Aber zurück zur Berliner Enteignungsfrage. Ein Problem steht dem Land Berlin und den linken Forderungen noch entgegen: Das Land ist pleite und darf aufgrund der Schuldenbremse keine neuen Kredite aufnehmen. Doch die Politik hat schon einen Plan, wie sie ihren eigenen Regularien ausweichen kann: Sie gründet eine Gesellschaft öffentlichen Rechts, die neue Schulden machen darf und dementsprechend liquide genug sein könnte, Immobilienunternehmen nach der Enteignung zu entschädigen. Was moralisch und wohl auch juristisch mehr als fragwürdig erscheint, ist für Wieland kein Problem. Sein Gutachten schließt ab:

„Die sogenannte Schuldenbremse in Art. 109 Abs. 3 GG steht dem Sozialisierungsgesetz nicht entgegen, weil die im Volksbegehren vorgesehene Anstalt des öffentlichen Rechts als selbstständige juristische Person errichtet werden kann, die im Gegensatz zu Bund und Ländern nicht durch die Schuldenbremse gebunden ist, wenn sie Kredite für die Entschädigung unterhalb des Verkehrswerts aufnimmt, auch wenn das Land Berlin Gewährträger der Anstalt ist und für deren Schulden haftet.“

Im Klartext: Das Land umschifft die Schuldenbremse mit der Gründung einer „Anstalt des öffentlichen Rechts“, muss im Falle des wirtschaftlichen Schiffbruchs dennoch für die Schulden haften.

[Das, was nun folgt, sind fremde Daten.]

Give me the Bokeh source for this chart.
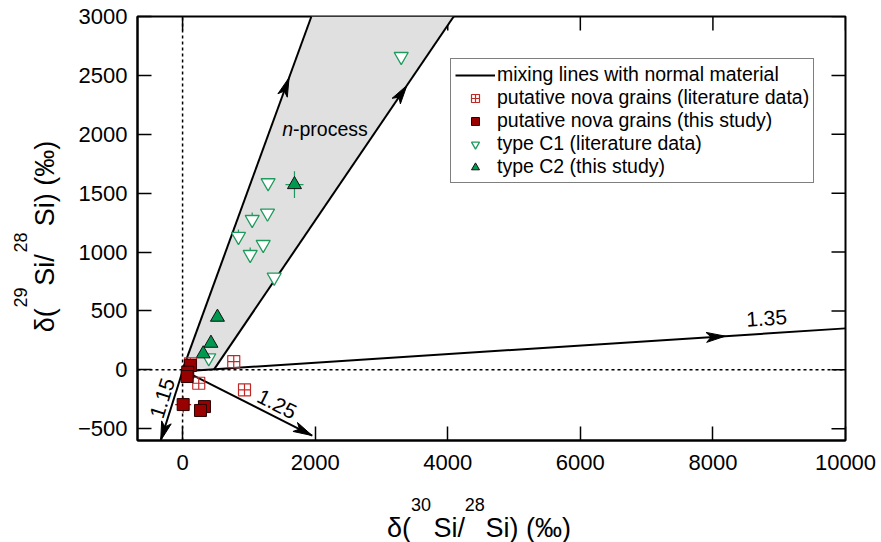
import math
from bokeh.plotting import figure
from bokeh.models import Range1d, FixedTicker, LinearAxis, Label, Legend, LegendItem
from bokeh.embed import file_html
from bokeh.resources import INLINE

# ---------------- data ----------------
x_ticks = [0, 2000, 4000, 6000, 8000, 10000]
y_ticks = [-500, 0, 500, 1000, 1500, 2000, 2500, 3000]

nova_lit_x = [772, 244, 934, 119]
nova_lit_y = [70, -114, -170, 51]

nova_x = [118, 78, 69, 9, 330, 270]
nova_y = [37, -20, -57, -295, -312, -345]
nova_xerr = [0, 0, 0, 120, 0, 0]
nova_yerr = [0, 0, 0, 70, 0, 0]

c1_x = [3298, 1290, 1050, 1281, 843, 1216, 1020, 1382, 395]
c1_y = [2660, 1588, 1276, 1330, 1132, 1064, 979, 786, 102]
c1_yerr = [0, 0, 60, 0, 60, 0, 60, 0, 0]

c2_x = [1688, 526, 428, 311]
c2_y = [1573, 447, 226, 136]
c2_xerr = [136, 0, 0, 0]
c2_yerr = [113, 0, 0, 0]

# mixing lines with normal material (start, end), arrow-head position (fraction)
mix_x0 = [200, 100, 40, 0, 470]
mix_y0 = [-5, -30, 60, 0, 0]
mix_x1 = [10000, 1955, -330, 1943, 4090]
mix_y1 = [352, -558, -600, 3000, 3000]
mix_head = [0.815, 1.0, 1.0, 0.827, 0.805]
mix_labels = ["1.35", "1.25", "1.15"]
mix_label_t = [0.88, 0.669, 0.4985]

# ---------------- layout ----------------
XMIN, XMAX, YMIN, YMAX = -680, 10000, -600, 3000
W, H = 881, 542
FL, FT, FR, FB = 137, 16, 845, 440
FW, FH = FR - FL, FB - FT
SX = FW / (XMAX - XMIN)
SY = FH / (YMAX - YMIN)
TICK = 14
NB = "\u00a0"
THIN = "\u2009"


def to_px(x, y):
    return ((x - XMIN) * SX, (y - YMIN) * SY)


def to_data(px, py):
    return (XMIN + px / SX, YMIN + py / SY)


def canvas_to_data(cx, cy):
    return to_data(cx - FL, FB - cy)


FONT = "Liberation Sans"

p = figure(width=W, height=H, output_backend="svg", toolbar_location=None,
           x_range=Range1d(XMIN, XMAX), y_range=Range1d(YMIN, YMAX),
           min_border_left=FL, min_border_right=W - FR,
           min_border_top=FT, min_border_bottom=H - FB,
           x_axis_type=None, y_axis_type=None)
p.background_fill_color = "white"
p.border_fill_color = "white"
p.outline_line_color = "black"
p.outline_line_width = 2
p.xgrid.visible = False
p.ygrid.visible = False


def make_axis(ticks, standoff):
    ax = LinearAxis(ticker=FixedTicker(ticks=ticks))
    ax.major_tick_in = TICK
    ax.major_tick_out = 0
    ax.minor_tick_in = 0
    ax.minor_tick_out = 0
    ax.axis_line_width = 2
    ax.major_tick_line_width = 1.5
    ax.axis_line_color = "black"
    ax.major_tick_line_color = "black"
    ax.major_label_text_font = FONT
    ax.major_label_text_font_size = "22px"
    ax.major_label_text_color = "black"
    ax.major_label_standoff = standoff
    return ax


p.add_layout(make_axis(x_ticks, 14), "below")
p.add_layout(make_axis(y_ticks, 10), "left")

# mirror ticks on the right and top frame edges
tdx = TICK / SX
tdy = TICK / SY
p.segment(x0=[XMAX] * len(y_ticks), y0=y_ticks, x1=[XMAX - tdx] * len(y_ticks), y1=y_ticks,
          line_color="black", line_width=1.5)
p.segment(x0=x_ticks, y0=[YMAX] * len(x_ticks), x1=x_ticks, y1=[YMAX - tdy] * len(x_ticks),
          line_color="black", line_width=1.5)

# n-process band
p.patch([mix_x0[3], mix_x1[3], mix_x1[4], mix_x0[4]],
        [mix_y0[3], mix_y1[3], mix_y1[4], mix_y0[4]],
        fill_color="#e0e0e0", line_color=None)

# zero lines
p.segment(x0=[0, XMIN], y0=[YMIN, 0], x1=[0, XMAX], y1=[YMAX, 0],
          line_color="black", line_width=1.5, line_dash="3 3")

# mixing lines
mix_r = p.segment(x0=mix_x0, y0=mix_y0, x1=mix_x1, y1=mix_y1,
                  line_color="black", line_width=2)

# arrow heads
HL, HW = 19, 5
hx, hy = [], []
for x0, y0, x1, y1, f in zip(mix_x0, mix_y0, mix_x1, mix_y1, mix_head):
    tx, ty = x0 + f * (x1 - x0), y0 + f * (y1 - y0)
    p0 = to_px(x0, y0)
    p1 = to_px(x1, y1)
    dx, dy = p1[0] - p0[0], p1[1] - p0[1]
    n = math.hypot(dx, dy)
    ux, uy = dx / n, dy / n
    nx, ny = -uy, ux
    tp = to_px(tx, ty)
    pts = [tp,
           (tp[0] - HL * ux + HW * nx, tp[1] - HL * uy + HW * ny),
           (tp[0] - 0.75 * HL * ux, tp[1] - 0.75 * HL * uy),
           (tp[0] - HL * ux - HW * nx, tp[1] - HL * uy - HW * ny)]
    dpts = [to_data(a, b) for a, b in pts]
    hx.append([q[0] for q in dpts])
    hy.append([q[1] for q in dpts])
p.patches(hx, hy, fill_color="black", line_color="black", line_width=1)

# mixing line labels
LOFF = [15, 12, 11]
for i, txt in enumerate(mix_labels):
    x0, y0, x1, y1 = mix_x0[i], mix_y0[i], mix_x1[i], mix_y1[i]
    t = mix_label_t[i]
    p0 = to_px(x0, y0)
    p1 = to_px(x1, y1)
    dx, dy = p1[0] - p0[0], p1[1] - p0[1]
    if dx < 0:
        dx, dy = -dx, -dy
    n = math.hypot(dx, dy)
    vx, vy = dx / n, dy / n
    ang = math.atan2(vy, vx)
    lp = to_px(x0 + t * (x1 - x0), y0 + t * (y1 - y0))
    cx, cy = lp[0] - vy * LOFF[i], lp[1] + vx * LOFF[i]
    dxl, dyl = to_data(cx, cy)
    p.add_layout(Label(x=dxl, y=dyl, text=txt, angle=ang, text_align="center",
                       text_baseline="middle", text_font=FONT,
                       text_font_size="21px", text_color="black"))

# error bars
ebx0, eby0, ebx1, eby1 = [], [], [], []
for x, y, ex, ey in zip(c2_x, c2_y, c2_xerr, c2_yerr):
    if ex:
        ebx0.append(x - ex); eby0.append(y); ebx1.append(x + ex); eby1.append(y)
    if ey:
        ebx0.append(x); eby0.append(y - ey); ebx1.append(x); eby1.append(y + ey)
for x, y, ey in zip(c1_x, c1_y, c1_yerr):
    if ey:
        ebx0.append(x); eby0.append(y - ey); ebx1.append(x); eby1.append(y + ey)
p.segment(ebx0, eby0, ebx1, eby1, line_color="#1f9a5c", line_width=1.2)
nbx0, nby0, nbx1, nby1 = [], [], [], []
for x, y, ex, ey in zip(nova_x, nova_y, nova_xerr, nova_yerr):
    if ex:
        nbx0.append(x - ex); nby0.append(y); nbx1.append(x + ex); nby1.append(y)
    if ey:
        nbx0.append(x); nby0.append(y - ey); nbx1.append(x); nby1.append(y + ey)
p.segment(nbx0, nby0, nbx1, nby1, line_color="#a01010", line_width=1.2)

# points
c1_r = p.scatter(c1_x, c1_y, marker="inverted_triangle", size=14,
                 fill_color="white", line_color="#1f9a5c", line_width=1.3)
c2_r = p.scatter(c2_x, c2_y, marker="triangle", size=14,
                 fill_color="#009950", line_color="#111111", line_width=1)
nl_r = p.scatter(nova_lit_x, nova_lit_y, marker="square_cross", size=12,
                 fill_color=None, line_color="#c02828", line_width=1.2)
nv_r = p.scatter(nova_x, nova_y, marker="square", size=12,
                 fill_color="#990000", line_color="#2a0000", line_width=1)

# n-process label
nx_, ny_ = canvas_to_data(281.7, 128.3)
p.add_layout(Label(x=nx_, y=ny_, text="n", text_font=FONT, text_font_size="19.5px",
                   text_font_style="italic", text_baseline="alphabetic",
                   text_align="left", text_color="black"))
nx2, ny2 = canvas_to_data(292.5, 128.3)
p.add_layout(Label(x=nx2, y=ny2, text="-process", text_font=FONT,
                   text_font_size="19.5px", text_baseline="alphabetic",
                   text_align="left", text_color="black"))

# axis titles: main text line + superscript line (mass numbers), in side panels
MAIN, SUP = "27px", "18px"
x_parts = [("δ(" + NB * 3 + "Si/" + NB * 2 + THIN + "Si) (‰)", 386.5, 527, MAIN),
           ("30" + NB * 6 + THIN + "28", 410.5, 504, SUP)]
for txt, cx, cy, fs in x_parts:
    dx_, dy_ = canvas_to_data(cx, cy)
    p.add_layout(Label(x=dx_, y=dy_, text=txt, text_font=FONT, text_font_size=fs,
                       text_align="left", text_baseline="alphabetic",
                       text_color="black"), "below")
y_parts = [("δ(" + NB * 3 + "Si/" + NB * 3 + THIN + "Si) (‰)", 44, 331.7, MAIN),
           ("29" + NB * 7 + "28", 20, 307, SUP)]
for txt, cx, cy, fs in y_parts:
    dx_, dy_ = canvas_to_data(cx, cy)
    p.add_layout(Label(x=dx_, y=dy_, text=txt, text_font=FONT, text_font_size=fs,
                       text_align="left", text_baseline="alphabetic",
                       angle=math.pi / 2, text_color="black"), "left")

legend = Legend(items=[
    LegendItem(label="mixing lines with normal material", renderers=[mix_r]),
    LegendItem(label="putative nova grains (literature data)", renderers=[nl_r]),
    LegendItem(label="putative nova grains (this study)", renderers=[nv_r]),
    LegendItem(label="type C1 (literature data)", renderers=[c1_r]),
    LegendItem(label="type C2 (this study)", renderers=[c2_r]),
])
legend.location = (450 - FL, FB - 183)
legend.label_text_font = FONT
legend.label_text_font_size = "19.5px"
legend.label_text_color = "black"
legend.glyph_width = 40
legend.glyph_height = 20
legend.label_height = 20
legend.label_standoff = 2
legend.spacing = 0
legend.padding = 4
legend.margin = 0
legend.border_line_color = "black"
legend.border_line_width = 1.5
legend.background_fill_color = "white"
legend.background_fill_alpha = 1
p.add_layout(legend)

open("out.html", "w").write(file_html(p, INLINE))
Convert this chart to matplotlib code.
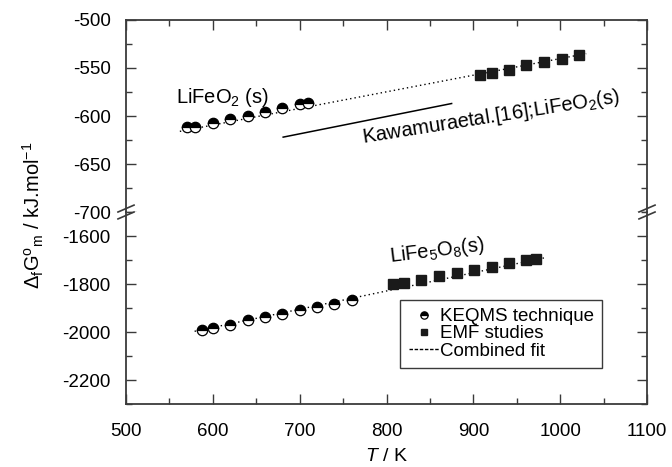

Zwar ist die Einschätzung Wielands lediglich ein Gutachten und keine rechtskräftige Entscheidung, allerdings widerspricht sie dem ersten Gutachten durch Helge Sodan und öffnet völlig neue Wege. Welcher juristischen Argumentation die Berliner Politik im Zweifelsfall folgen wird, sollte jedem klar sein. Der Weg ist frei – zumindest rechtlich – um endlich zurück zum Sozialismus zu kommen.